Proximity sensors - these detect objects or people near them, without any physical contact.

Sensing vs Perceiving

Sensing is just the first step in understanding the world around us. It allows us to collect raw data from our environment. But perception is the next step, where we interpret that data and assign meaning to it. Without perception, all the senses in the world won’t help us truly understand the world around us. It’s like trying to understand a book by just looking at the pages without actually reading the words.

Perception is majorly missing in the machines of today. And, it would be a very interesting puzzle to solve, if it can ever be solved.

In which ways perception can be helpful?

Motion

Aim → Aim is to understand and interpret every motion of entities in an environment (human or otherwise).

How can this be enabled?

Visual → Visual data is the primary source to sense and perceive motion.
Our sensing capabilities are advanced enough to sense any movement visually.
RADAR → RADAR can sense the micro-movements in any environment which are usually hidden from plain sight.
It also gives privacy which can be critical at times. Soli (by Google ATAP) is one attempt to conquer this.
Other methods which include sensing vibrations, pressure, etc. can also be helpful

How far have we reached?

We can sense any movement. But bringing meaning to that data still require a lot of human effort. We need new methods of processing and perception that can bring change.

Environment of a space

Aim → Aim is to understand the environment of a space.

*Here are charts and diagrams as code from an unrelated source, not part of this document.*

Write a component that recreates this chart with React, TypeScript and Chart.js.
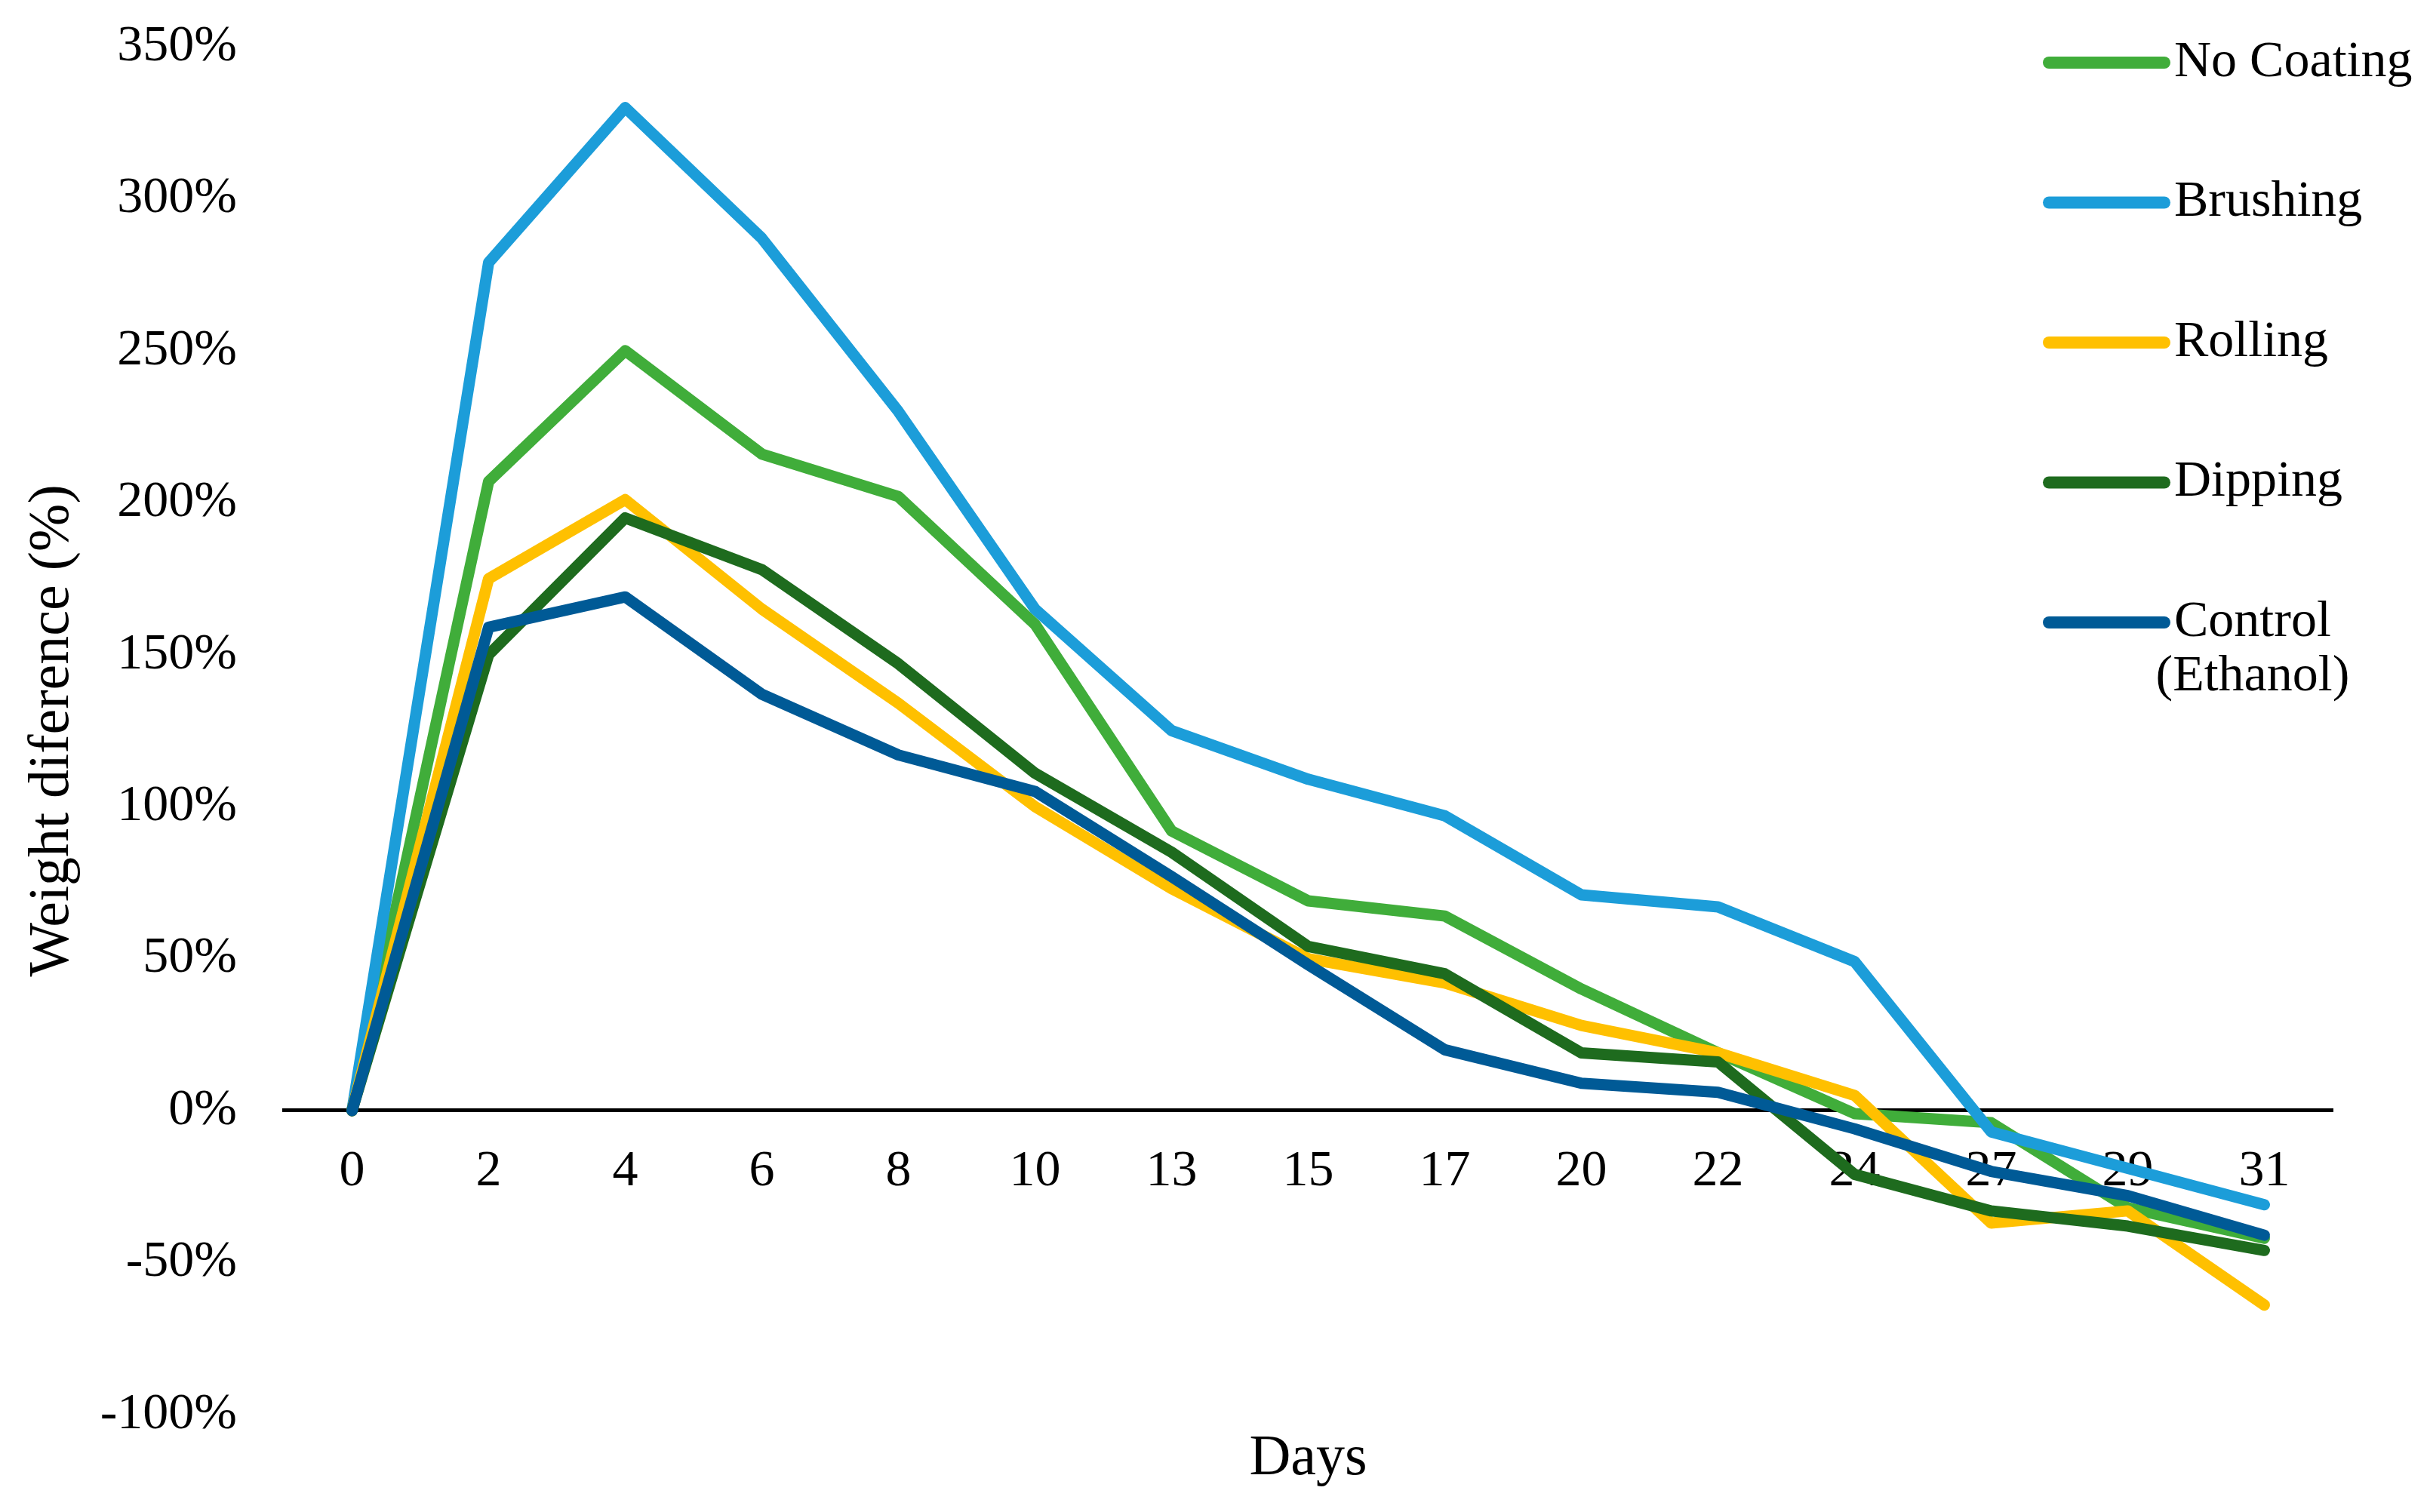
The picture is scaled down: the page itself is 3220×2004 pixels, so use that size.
import React, { useEffect, useRef } from "react";
import { Chart, registerables } from "chart.js";

Chart.register(...registerables);

const days = ["0", "2", "4", "6", "8", "10", "13", "15", "17", "20", "22", "24", "27", "29", "31"];

const noCoating = [0, 207, 250, 216, 202, 160, 92, 69, 64, 40, 19, -1, -4, -32, -42];
const brushing = [0, 279, 330, 287, 230, 165, 125, 109, 97, 71, 67, 49, -7, -19, -31];
const rolling = [0, 175, 201, 165, 134, 100, 73, 50, 42, 28, 19, 5, -37, -33, -64];
const dipping = [0, 150, 195, 178, 147, 111, 85, 54, 45, 19, 16, -21, -33, -38, -46];
const control = [0, 159, 169, 137, 117, 105, 77, 48, 20, 9, 6, -6, -20, -28, -41];

const seriesNames = ["No Coating", "Brushing", "Rolling", "Dipping", "Control"];
const seriesColors = ["#40AD3A", "#1C9DD9", "#FFC000", "#1E6B1E", "#005A96"];
const seriesData = [noCoating, brushing, rolling, dipping, control];

const yTitle = "Weight diference (%)";
const xTitle = "Days";
const legendLabels = [["No Coating"], ["Brushing"], ["Rolling"], ["Dipping"], ["Control", "(Ethanol)"]];

const FONT = "'Liberation Serif', 'Times New Roman', serif";

const legendPlugin = {
  id: "customLegend",
  afterDraw(chart: any) {
    const ctx = chart.ctx;
    ctx.save();
    const x0 = 2715;
    const x1 = 2868;
    const tx = 2881;
    const yStart = 83;
    const step = 185.5;
    ctx.font = `68px ${FONT}`;
    ctx.textBaseline = "middle";
    legendLabels.forEach((lines, i) => {
      const y = yStart + i * step;
      ctx.strokeStyle = seriesColors[i];
      ctx.lineWidth = 16;
      ctx.lineCap = "round";
      ctx.beginPath();
      ctx.moveTo(x0, y);
      ctx.lineTo(x1, y);
      ctx.stroke();
      ctx.fillStyle = "#000";
      ctx.textAlign = "left";
      ctx.fillText(lines[0], tx, y);
      if (lines.length > 1) {
        const w0 = ctx.measureText(lines[0]).width;
        ctx.textAlign = "center";
        ctx.fillText(lines[1], tx + w0 / 2, y + 72);
      }
    });
    ctx.restore();
  },
};

export default function App() {
  const canvasRef = useRef<HTMLCanvasElement | null>(null);

  useEffect(() => {
    if (!canvasRef.current) return;
    const chart = new Chart(canvasRef.current, {
      type: "line",
      data: {
        labels: days,
        datasets: seriesData.map((d, i) => ({
          label: seriesNames[i],
          data: d,
          borderColor: seriesColors[i],
          backgroundColor: seriesColors[i],
          borderWidth: 15,
          pointRadius: 0,
          pointHoverRadius: 0,
          tension: 0,
          borderJoinStyle: "round" as const,
          borderCapStyle: "round" as const,
          order: seriesData.length - 1 - i,
          clip: false as any,
        })),
      },
      options: {
        animation: false,
        responsive: true,
        maintainAspectRatio: false,
        devicePixelRatio: 1,
        layout: { padding: { top: 62, left: 24, right: 129, bottom: 0 } },
        plugins: {
          legend: { display: false },
          tooltip: { enabled: false },
          title: {
            display: true,
            text: xTitle,
            position: "bottom",
            fullSize: false,
            color: "#000",
            font: { family: FONT, size: 76, weight: "normal" },
            padding: { top: 14, bottom: 24 },
          },
        },
        scales: {
          x: {
            type: "category",
            offset: true,
            position: { y: 0 } as any,
            grid: { display: false, drawTicks: false },
            border: { display: true, color: "#000", width: 5 },
            ticks: {
              color: "#000",
              font: { family: FONT, size: 68 },
              padding: 40,
              maxRotation: 0,
              autoSkip: false,
            },
          },
          y: {
            min: -100,
            max: 350,
            grid: { display: false, drawTicks: false },
            border: { display: false },
            afterFit: (scale: any) => {
              scale.width = 352;
              scale.paddingTop = 0;
              scale.paddingBottom = 0;
            },
            ticks: {
              stepSize: 50,
              color: "#000",
              font: { family: FONT, size: 68 },
              padding: 62,
              callback: (v: any) => `${v}%`,
            },
            title: {
              display: true,
              text: yTitle,
              color: "#000",
              font: { family: FONT, size: 76, weight: "normal" },
              padding: { top: 0, bottom: 0 },
            },
          },
        },
      },
      plugins: [legendPlugin],
    });
    return () => chart.destroy();
  }, []);

  return (
    <div style={{ position: "absolute", left: 0, top: 0, width: 3220, height: 2004, background: "#fff" }}>
      <canvas ref={canvasRef} />
    </div>
  );
}
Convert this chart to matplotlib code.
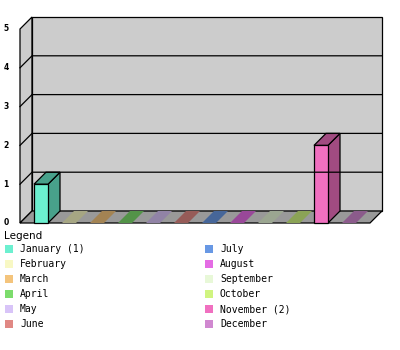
import matplotlib
matplotlib.use("Agg")
import matplotlib.pyplot as plt
from matplotlib.patches import Polygon, Rectangle
from matplotlib.colors import to_rgb

# Data
months = ["January", "February", "March", "April", "May", "June",
          "July", "August", "September", "October", "November", "December"]
counts = [1, 0, 0, 0, 0, 0, 0, 0, 0, 0, 2, 0]
colors = ["#6cf0d0", "#f8f8c4", "#f4c47c", "#7cdc6c", "#d8c4f8", "#e08884",
          "#6898e4", "#e46ce4", "#e8f8d8", "#d0f480", "#f070c0", "#d088d0"]
y_ticks = [0, 1, 2, 3, 4, 5]

LW = 0.9
WALL = "#cccccc"
FLOOR = "#999999"


def shade(c, f=0.67):
    r, g, b = to_rgb(c)
    return (r * f, g * f, b * f)


fig = plt.figure(figsize=(4, 3.5), dpi=100)

# main axes: one category = 28 px, one unit = 38.8 px
ax = fig.add_axes([0, 0, 1, 1])
ax.set_xlim(-41 / 28, 359 / 28)
ax.set_ylim(-127 / 38.8, 223 / 38.8)
ax.axis("off")

n = len(months)
ymax = max(y_ticks)
dx, dy = 12 / 28, 12 / 38.8
bw = 0.5
x0, x1 = -0.75, n - 1 + 0.75

# left wall
ax.add_patch(Polygon([(x0, 0), (x0 + dx, dy), (x0 + dx, ymax + dy), (x0, ymax)],
                     closed=True, facecolor=WALL, edgecolor="black", lw=LW))
# back wall
ax.add_patch(Rectangle((x0 + dx, dy), x1 - x0, ymax, facecolor=WALL,
                       edgecolor="black", lw=LW))
# grid lines
for v in y_ticks[1:-1]:
    ax.plot([x0, x0 + dx, x1 + dx], [v, v + dy, v + dy], color="black", lw=LW)
# floor
ax.add_patch(Polygon([(x0, 0), (x1, 0), (x1 + dx, dy), (x0 + dx, dy)],
                     closed=True, facecolor=FLOOR, edgecolor="black", lw=LW))

# bars
for i, (v, c) in enumerate(zip(counts, colors)):
    l, r = i - bw / 2, i + bw / 2
    if v > 0:
        ax.add_patch(Polygon([(r, 0), (r + dx, dy), (r + dx, v + dy), (r, v)],
                             closed=True, facecolor=shade(c), edgecolor="black", lw=LW))
        ax.add_patch(Polygon([(l, v), (r, v), (r + dx, v + dy), (l + dx, v + dy)],
                             closed=True, facecolor=shade(c), edgecolor="black", lw=LW))
        ax.add_patch(Rectangle((l, 0), bw, v, facecolor=c, edgecolor="black", lw=LW))
    else:
        ax.add_patch(Polygon([(l, 0), (r, 0), (r + dx, dy), (l + dx, dy)],
                             closed=True, facecolor=shade(c), edgecolor="none"))

# y tick labels
for v in y_ticks:
    ax.text(-1.25, v, str(v), fontsize=5.5, family="DejaVu Sans", fontweight="bold",
            ha="center", va="center")

# legend (pixel coordinates overlay)
lg = fig.add_axes([0, 0, 1, 1])
lg.set_xlim(0, 400)
lg.set_ylim(350, 0)
lg.axis("off")
lg.patch.set_alpha(0)
lg.text(4, 236, "Legend", fontsize=7.5, family="DejaVu Sans", va="center", ha="left")
for i, (m, v, c) in enumerate(zip(months, counts, colors)):
    col, row = divmod(i, 6)
    xs = 5 + 200 * col
    ys = 249 + 15 * row
    label = f"{m} ({v})" if v > 0 else m
    lg.add_patch(Rectangle((xs, ys - 4), 8, 8, facecolor=c, edgecolor="none"))
    lg.text(xs + 15, ys, label, fontsize=7, family="DejaVu Sans Mono",
            va="center", ha="left")

fig.savefig("out.png", dpi=100)
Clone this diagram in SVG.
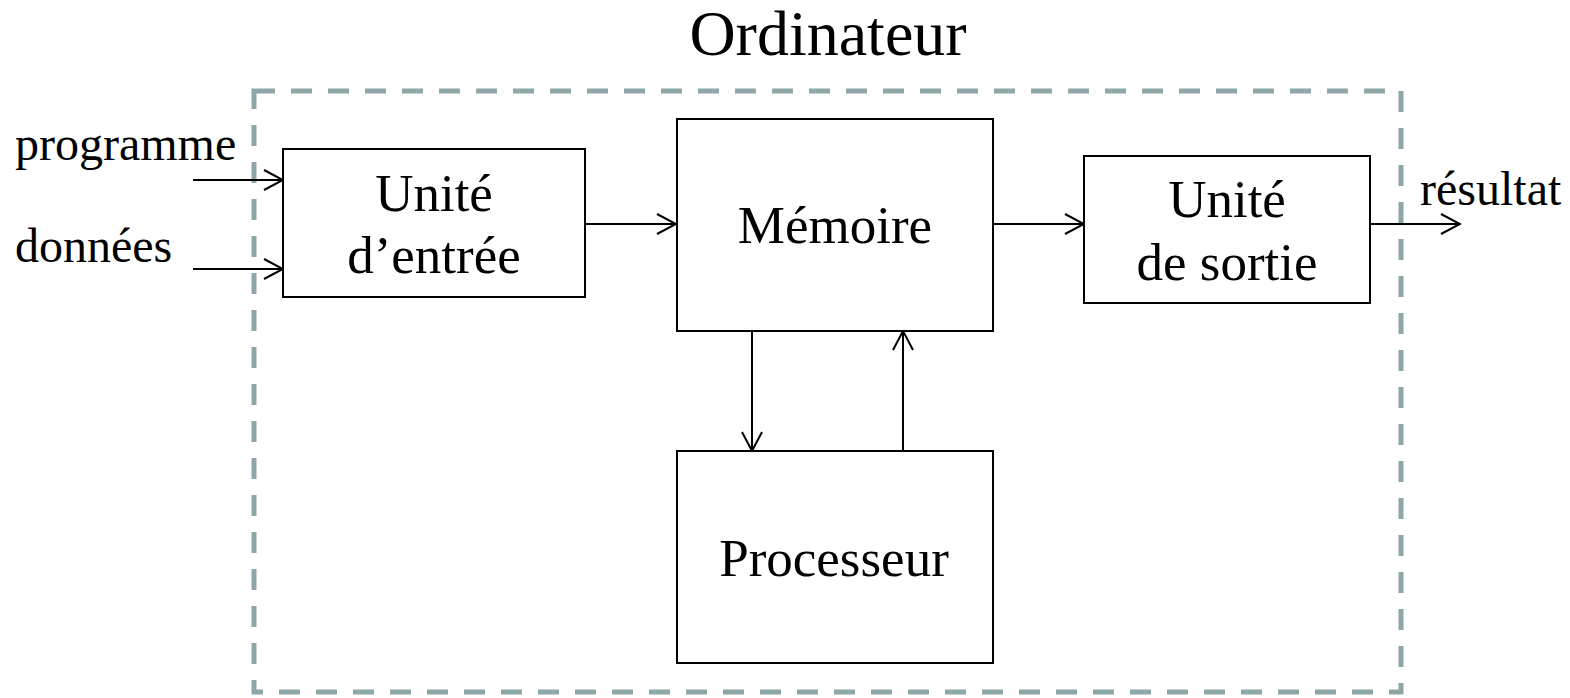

Imagine you going in entering a board room, and your interpretation assists you to modify your words.

How can this be enabled?

Visual → Visual data is a crucial aspect to understand the environment of any room or a space. It helps us note down the expressions of the people, and their relative state and position to build context.
Audio → Audio information can enable us to get key information needed to perceive an environment. It helps us point out the mood of the space.
Other sensing methods can be via tactile, haptic, and pressure sensors, etc.

How far have we reached?

No such product exists that can enable this. This is a complex problem of multimodal perception, that is making sense of different sensing data in a collective form. The associated context, and personal bias also acts as a huge hurdle to achieve this subjective analysis.

Emotions | Expressions

Aim → Aim is to understand every emotion or expression of entities in an environment (human or otherwise)

How can this be enabled?

Visual → Facial data is widely used nowadays to sense emotions.
Audio → Audio data can be really helpful in understanding the emotions of any being.
RADAR → RADAR can be utilized to sense heartbeats, breathing patterns, and micro-movements which can be helpful.
Other sensing methods can be by mapping health markers, and biochemical changes. Tactile and pressure sensors can also be helpful at times.

How far have we reached?

We have reached a level where we are making this happen distinctly with CCTV and audio data. I am very interested in further deep dive into the possibilities of multimodal interpretation.

These were some of the aspects in where more work is needed corresponding to the machine perception.

Conclusion.

Current devices are indeed very good at sensing data from their environments, but they are not designed to truly understand what that data means. They collect information and then provide it to humans for analysis and interpretation. However, perhaps this could be improved if we built devices that were not just good at sensing data, but also had the ability to make sense of it. This would require a different kind of intelligence, one that could interpret and understand complex data and draw conclusions from it.

We need to give machines the ability to perceive and understand the world, and not just passively record it. To do this, we may need to make a fundamental shift in how we design machines, both hardware and software. We may need to move away from traditional approaches to machine design, such as creating machines that are optimized for specific tasks or specific types of data. Instead, we need to create machines that can process a variety of data types, and learn to make connections and draw conclusions from that data.